→ Task instructions
Every line below is to be copied exactly, with the pictures left out.

→ Provided material
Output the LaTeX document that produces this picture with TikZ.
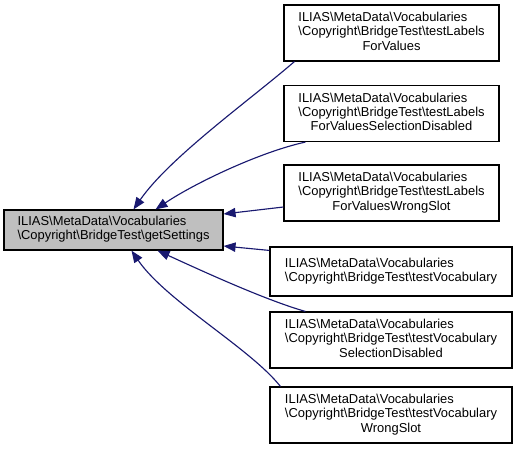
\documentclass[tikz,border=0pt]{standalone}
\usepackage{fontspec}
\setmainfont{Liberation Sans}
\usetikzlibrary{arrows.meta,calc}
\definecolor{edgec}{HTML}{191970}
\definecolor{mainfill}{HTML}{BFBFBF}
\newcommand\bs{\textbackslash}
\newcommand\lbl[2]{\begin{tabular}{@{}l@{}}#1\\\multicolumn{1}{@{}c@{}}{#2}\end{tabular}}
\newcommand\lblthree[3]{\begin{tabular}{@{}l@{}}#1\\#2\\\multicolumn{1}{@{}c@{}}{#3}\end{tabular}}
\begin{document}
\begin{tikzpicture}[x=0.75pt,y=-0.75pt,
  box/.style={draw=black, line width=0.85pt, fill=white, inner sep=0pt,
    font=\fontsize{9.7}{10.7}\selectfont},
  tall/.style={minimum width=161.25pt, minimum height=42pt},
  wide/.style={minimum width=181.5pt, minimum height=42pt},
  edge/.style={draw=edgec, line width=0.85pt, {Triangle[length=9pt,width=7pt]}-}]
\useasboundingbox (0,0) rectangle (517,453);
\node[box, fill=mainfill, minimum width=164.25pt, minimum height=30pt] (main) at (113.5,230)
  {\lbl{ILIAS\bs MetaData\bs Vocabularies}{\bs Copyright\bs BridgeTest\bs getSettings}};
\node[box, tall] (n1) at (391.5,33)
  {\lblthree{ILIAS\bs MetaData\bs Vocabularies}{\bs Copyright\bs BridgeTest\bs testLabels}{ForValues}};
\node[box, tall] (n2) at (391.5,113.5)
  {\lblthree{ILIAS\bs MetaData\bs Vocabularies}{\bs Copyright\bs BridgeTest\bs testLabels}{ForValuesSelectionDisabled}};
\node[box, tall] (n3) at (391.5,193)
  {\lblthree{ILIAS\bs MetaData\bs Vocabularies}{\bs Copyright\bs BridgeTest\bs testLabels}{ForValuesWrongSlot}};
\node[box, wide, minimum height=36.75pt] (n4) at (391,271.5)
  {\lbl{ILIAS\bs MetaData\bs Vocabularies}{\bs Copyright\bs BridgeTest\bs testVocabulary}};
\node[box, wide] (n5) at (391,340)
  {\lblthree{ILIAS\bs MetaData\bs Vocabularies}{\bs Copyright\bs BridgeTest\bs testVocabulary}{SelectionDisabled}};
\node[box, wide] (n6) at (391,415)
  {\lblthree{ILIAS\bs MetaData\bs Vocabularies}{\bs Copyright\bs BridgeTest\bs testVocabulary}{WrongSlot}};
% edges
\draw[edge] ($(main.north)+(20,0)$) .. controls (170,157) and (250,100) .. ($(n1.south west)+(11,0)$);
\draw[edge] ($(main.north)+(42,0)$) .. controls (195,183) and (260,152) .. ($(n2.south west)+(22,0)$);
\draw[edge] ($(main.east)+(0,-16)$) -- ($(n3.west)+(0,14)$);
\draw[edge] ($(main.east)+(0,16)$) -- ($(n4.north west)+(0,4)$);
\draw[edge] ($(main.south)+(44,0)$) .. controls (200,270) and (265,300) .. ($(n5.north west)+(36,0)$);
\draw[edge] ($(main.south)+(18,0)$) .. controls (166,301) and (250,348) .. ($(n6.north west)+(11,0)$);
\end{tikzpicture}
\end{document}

→ Response to the exercise
Output the LaTeX document that produces this picture with TikZ.
\documentclass[tikz,border=0pt]{standalone}
\usepackage{fontspec}
\setmainfont{Liberation Sans}
\usetikzlibrary{arrows.meta,calc}
\definecolor{edgec}{HTML}{191970}
\definecolor{mainfill}{HTML}{BFBFBF}
\newcommand\bs{\textbackslash}
\newcommand\lbl[2]{\begin{tabular}{@{}l@{}}#1\\\multicolumn{1}{@{}c@{}}{#2}\end{tabular}}
\newcommand\lblthree[3]{\begin{tabular}{@{}l@{}}#1\\#2\\\multicolumn{1}{@{}c@{}}{#3}\end{tabular}}
\begin{document}
\begin{tikzpicture}[x=0.75pt,y=-0.75pt,
  box/.style={draw=black, line width=0.85pt, fill=white, inner sep=0pt,
    font=\fontsize{9.7}{10.7}\selectfont},
  tall/.style={minimum width=161.25pt, minimum height=42pt},
  wide/.style={minimum width=181.5pt, minimum height=42pt},
  edge/.style={draw=edgec, line width=0.85pt, {Triangle[length=9pt,width=7pt]}-}]
\useasboundingbox (0,0) rectangle (517,453);
\node[box, fill=mainfill, minimum width=164.25pt, minimum height=30pt] (main) at (113.5,230)
  {\lbl{ILIAS\bs MetaData\bs Vocabularies}{\bs Copyright\bs BridgeTest\bs getSettings}};
\node[box, tall] (n1) at (391.5,33)
  {\lblthree{ILIAS\bs MetaData\bs Vocabularies}{\bs Copyright\bs BridgeTest\bs testLabels}{ForValues}};
\node[box, tall] (n2) at (391.5,113.5)
  {\lblthree{ILIAS\bs MetaData\bs Vocabularies}{\bs Copyright\bs BridgeTest\bs testLabels}{ForValuesSelectionDisabled}};
\node[box, tall] (n3) at (391.5,193)
  {\lblthree{ILIAS\bs MetaData\bs Vocabularies}{\bs Copyright\bs BridgeTest\bs testLabels}{ForValuesWrongSlot}};
\node[box, wide, minimum height=36.75pt] (n4) at (391,271.5)
  {\lbl{ILIAS\bs MetaData\bs Vocabularies}{\bs Copyright\bs BridgeTest\bs testVocabulary}};
\node[box, wide] (n5) at (391,340)
  {\lblthree{ILIAS\bs MetaData\bs Vocabularies}{\bs Copyright\bs BridgeTest\bs testVocabulary}{SelectionDisabled}};
\node[box, wide] (n6) at (391,415)
  {\lblthree{ILIAS\bs MetaData\bs Vocabularies}{\bs Copyright\bs BridgeTest\bs testVocabulary}{WrongSlot}};
% edges
\draw[edge] ($(main.north)+(20,0)$) .. controls (170,157) and (250,100) .. ($(n1.south west)+(11,0)$);
\draw[edge] ($(main.north)+(42,0)$) .. controls (195,183) and (260,152) .. ($(n2.south west)+(22,0)$);
\draw[edge] ($(main.east)+(0,-16)$) -- ($(n3.west)+(0,14)$);
\draw[edge] ($(main.east)+(0,16)$) -- ($(n4.north west)+(0,4)$);
\draw[edge] ($(main.south)+(44,0)$) .. controls (200,270) and (265,300) .. ($(n5.north west)+(36,0)$);
\draw[edge] ($(main.south)+(18,0)$) .. controls (166,301) and (250,348) .. ($(n6.north west)+(11,0)$);
\end{tikzpicture}
\end{document}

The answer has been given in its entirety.